I always used to tell my students that the little words in a text were the most important. Here we have a fine example. The most important word in the text is “as.” No one in the Greco Roman world doubted that a woman should submit to her husband. St. Paul modifies that submission by the word “as.” A woman was not to submit as to the emperor, not as to a slave owner, but as to the Messiah (Christ in Greek). A husband was to love his wife. A Greek would have asked, “Why?” A woman had no soul. She was a domestic appliance that could have children and was also useful, as were daughters, for cementing business deals. Love and amusement, well, there were lots of other people for that sort of thing. Not only does St. Paul tell the Greeks of Ephesus to love their wives, but to love them “as” Christ loves the Church. A man is supposed to give himself for his wife, not the other way around!!! He also mentions that Christ drew a bath for His wife, the Church. Sounds pretty romantic, no? I wonder when was the last time that Diodora’s dad, Mr Steinherz, drew a bubble bath for his wife. It sounds like his favorite song is “Put Another Log on the Fire.” (Look it up if you don’t know it. A country music classic.)

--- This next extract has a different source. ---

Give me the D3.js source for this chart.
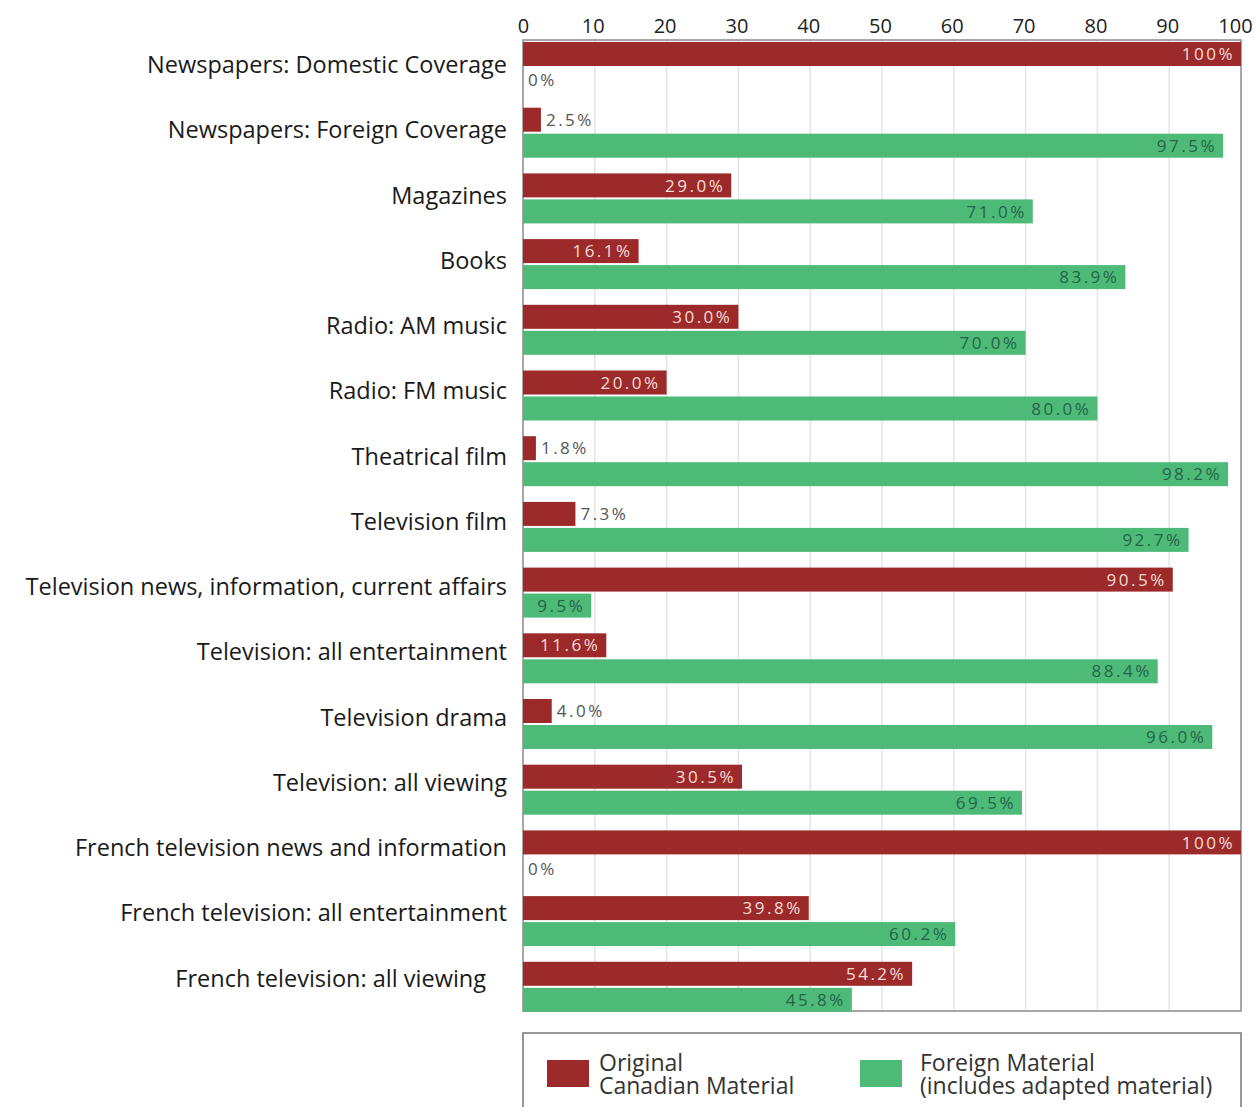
<!DOCTYPE html>
<html>
<head>
<meta charset="utf-8">
<script src="https://cdn.jsdelivr.net/npm/d3@7"></script>
<style>
  body { margin: 0; background: #fff; }
  svg text { font-family: "Open Sans", "Noto Sans", sans-serif; }
</style>
</head>
<body>
<svg id="chart" width="1255" height="1107"></svg>
<script>
var categories = [
  'Newspapers: Domestic Coverage',
  'Newspapers: Foreign Coverage',
  'Magazines',
  'Books',
  'Radio: AM music',
  'Radio: FM music',
  'Theatrical film',
  'Television film',
  'Television news, information, current affairs',
  'Television: all entertainment',
  'Television drama',
  'Television: all viewing',
  'French television news and information',
  'French television: all entertainment',
  'French television: all viewing'
];
var canadian = [100, 2.5, 29.0, 16.1, 30.0, 20.0, 1.8, 7.3, 90.5, 11.6, 4.0, 30.5, 100, 39.8, 54.2];
var foreign = [0, 97.5, 71.0, 83.9, 70.0, 80.0, 98.2, 92.7, 9.5, 88.4, 96.0, 69.5, 0, 60.2, 45.8];
var ticks = [0, 10, 20, 30, 40, 50, 60, 70, 80, 90, 100];

var RED = '#9d2a2a', GREEN = '#4dbb77';

var svg = d3.select('#chart');

var x = d3.scaleLinear().domain([0, 100]).range([523, 1241]);
var y = d3.scaleBand().domain(categories).range([42, 42 + 65.7 * categories.length]);

// plot frame + grid
var plotTop = 40, plotBottom = 1011;
svg.append('g')
  .attr('class', 'grid')
  .selectAll('line')
  .data(ticks.slice(1, -1))
  .enter().append('line')
  .attr('x1', function(d) { return x(d); })
  .attr('x2', function(d) { return x(d); })
  .attr('y1', plotTop)
  .attr('y2', plotBottom)
  .attr('stroke', '#e4e4e4')
  .attr('stroke-width', 1.5);

svg.append('rect')
  .attr('x', x(0)).attr('y', plotTop)
  .attr('width', x(100) - x(0)).attr('height', plotBottom - plotTop)
  .attr('fill', 'none').attr('stroke', '#8a8a8a').attr('stroke-width', 1.5);

// top axis
var axis = d3.axisTop(x).tickValues(ticks).tickSize(0).tickPadding(0);
var ax = svg.append('g').attr('transform', 'translate(0,33)').call(axis);
ax.select('.domain').remove();
ax.selectAll('text')
  .attr('font-size', 20)
  .attr('fill', '#222')
  .attr('dx', function(d) { return d === 100 ? -6 : (d > 0 ? -2 : 0); })
  .style('font-family', '"Open Sans", sans-serif');

// bars
var rows = svg.append('g').attr('class', 'rows')
  .selectAll('g')
  .data(categories)
  .enter().append('g')
  .attr('transform', function(d) { return 'translate(0,' + y(d) + ')'; });

rows.append('text')
  .attr('x', function(d, i) { return i === categories.length - 1 ? 486 : 507; })
  .attr('y', function(d, i) { return 23 - i * 0.45; })
  .attr('dy', '0.35em')
  .attr('text-anchor', 'end')
  .attr('font-size', 23.5)
  .attr('fill', '#1a1a1a')
  .text(function(d) { return d; });

function drawSeries(values, offset, color, inColor) {
  rows.append('rect')
    .attr('x', x(0))
    .attr('y', offset)
    .attr('width', function(d, i) { return x(values[i]) - x(0); })
    .attr('height', 24)
    .attr('fill', color);

  rows.append('text')
    .attr('x', function(d, i) {
      var v = values[i];
      return v >= 8 ? x(v) - 6 : x(v) + 5;
    })
    .attr('y', offset + 12)
    .attr('dy', '0.36em')
    .attr('text-anchor', function(d, i) { return values[i] >= 8 ? 'end' : 'start'; })
    .attr('font-size', 17)
    .attr('letter-spacing', 2.5)
    .attr('fill', function(d, i) { return values[i] >= 8 ? inColor : '#555'; })
    .text(function(d, i) {
      var v = values[i];
      return (v === 0 || v === 100) ? v + '%' : v.toFixed(1) + '%';
    });
}

drawSeries(canadian, 0, RED, '#f6ddd6');
drawSeries(foreign, 26, GREEN, '#25634a');

// legend
var lg = svg.append('g').attr('class', 'legend');
lg.append('rect')
  .attr('x', 523).attr('y', 1033)
  .attr('width', 718).attr('height', 90)
  .attr('fill', 'none').attr('stroke', '#777').attr('stroke-width', 1.5);

var legendItems = [
  { color: RED, sx: 547, tx: 599, lines: ['Original', 'Canadian Material'] },
  { color: GREEN, sx: 860, tx: 920, lines: ['Foreign Material', '(includes adapted material)'] }
];

var li = lg.selectAll('g.item')
  .data(legendItems)
  .enter().append('g').attr('class', 'item');

li.append('rect')
  .attr('x', function(d) { return d.sx; })
  .attr('y', 1060)
  .attr('width', 42).attr('height', 27)
  .attr('fill', function(d) { return d.color; });

li.each(function(d) {
  var g = d3.select(this);
  d.lines.forEach(function(line, k) {
    g.append('text')
      .attr('x', d.tx)
      .attr('y', 1071 + k * 23)
      .attr('font-size', 23)
      .attr('fill', '#333')
      .text(line);
  });
});
</script>
</body>
</html>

St. Paul also says, (1 Corinthians 7:4) “The wife doesn’t have authority over her own body; her husband does, and likewise the husband doesn’t have authority over his own body, but his wife does.” St. Paul is, I suspect, the first person in history to say that a man is answerable to a woman, and not just a woman to a man. So you see, headship is all about service and not about domination. The whole point is moot, however, because Diodora is not a child and besides, “...for this a man leaves his parents and clings to his wife and the two become one flesh.”
I can imagine the pain that this must cause the family, but my suspicion is that Dad is not interested in Biblical principles. He seems to be a control freak who has found a theology to fit his illness. Were I your niece, I would tell this bully, “Fine if you don’t want to be part of our lives because of a nonsensical private interpretation of Scripture, that’s up to you. It will be just as well that our children will be brought up in orthodox, traditional Christianity and that you won’t be able to bully them as you’ve tried to bully me.” Such a statement is not disrespect. It is truth spoken in love (Ephesians 4:15). For the sake of the siblings and whatever grandchildren there may yet be, I would put my foot down now and say no more of the bible based bullying.
Yours,
Rev. Know-it-all
PS I would encourage your niece to go as slowly as possible on the marriage and to get good marriage counseling with her fiancé before the marriage. My instinct is that Dad will do everything possible to break up the marriage just for the pleasure of saying, "I told you so."